There are essentially two people called Jimmy Greaves, depending on your generation. To some, he is the greatest goalscorer this country has ever produced, breaking records for Chelsea, Spurs and England. To others, he is a kind avuncular figure with his bald head and moustache not out of place in front of a log fire with pipe and slippers telling you stories of the old days.
The transformation of Greaves via his two careers has been remarkable. Gary Lineker and Alan Shearer were also both great goalscorers in their day, but when you compare old footage of them to their current appearances on Match of the Day, you can see that basically they are the same characters albeit a bit greyer and thinner on top. Greaves, on the other hand, went through a complete reinvention – the young fit goal machine of the 60s with the keen eye and aggressive forward manner became the warmer softer pundit of the 80s, always with an anecdote or two to tell.

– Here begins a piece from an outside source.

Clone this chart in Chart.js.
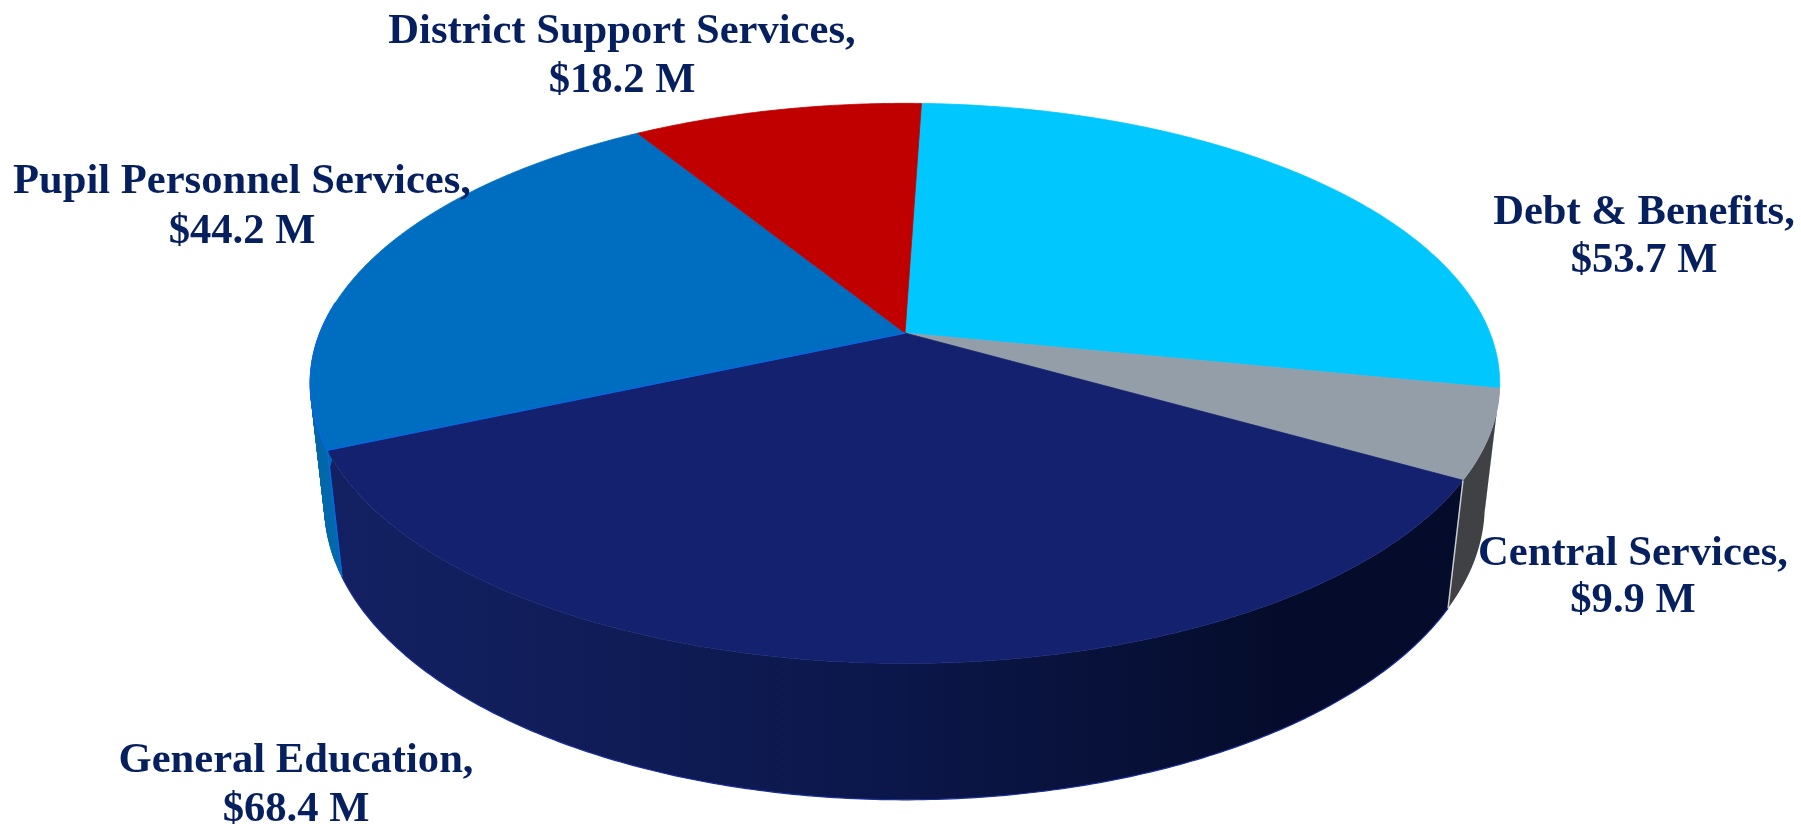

I first knew of Jimmy through reading articles in Shoot magazine in the 70s through which he occasionally contributed. I was also aware of his achievements, especially with a mother who supported Spurs, and that, at the time, he was a regular player for Barnet.
And then I recall asking who was that person on ITV’s World Cup panel 1982? This world cup I had keenly looked forward to, as it was, for me, the first with England in. I devoured much of the coverage but could not place the calm gentleman with the soothing voice who sat with people like John Bond and Jack Charlton. By now, even though he was only 42, Jimmy had the balding head and the bushy tache which became his trademarks. I soon warmed to him, with his comments and stories aplenty.
He was a considerable success on the panel but completely unlike one’s image of a ferocious goal poacher, and remained a pundit and personality appearing on chat shows, quiz programmes and daytime television.
His reinvention came complete with his teaming up with Ian St John on the legendary ‘Saint and Greavsie’ show – starting in 1985 and broadcast Saturday lunchtimes. Preview shows have never been my cup of tea – for example, Football Focus and On The Ball – but Saint and Greavsie seemed to be something different, very informal, chatty, St John’s straight man presentation skills superbly balanced by Greavsies’ witty asides and his catchphrase ‘it’s a funny old game’.
I was at university from 1988 and the common room was always packed at 12 noon on Saturdays. No-one could start their Saturday afternoon until we had seen Ian and Jimmy discuss the day’s footy and present various features.
Of course, they were open to mockery – Baddiel and Skinner providing several sketches portraying the two in a variety of guises – although Jimmy did appear on the ‘Phoenix From The Ashes’ segment for a (sort of) recreation of the moment from the Brazil v England world cup quarter final in Chile, 1962, when a dog invaded the pitch and urinated on Greavsie.
It was a sad day when the Saint and Greavsie show was axed in 1992 following Sky obtaining the Premiership TV rights. At the final scene, we saw our two friends cycling off into the sunset singing ‘this could be the last time’, as indeed it was.
Jimmy is now 73 years old and currently works on live shows and after dinner speaking. His latest show ‘Jimmy Greaves Live’ is this summer, details on jimmygreaves.net.
Jimmy, not only English footballing legend, but also television legend - we salute you.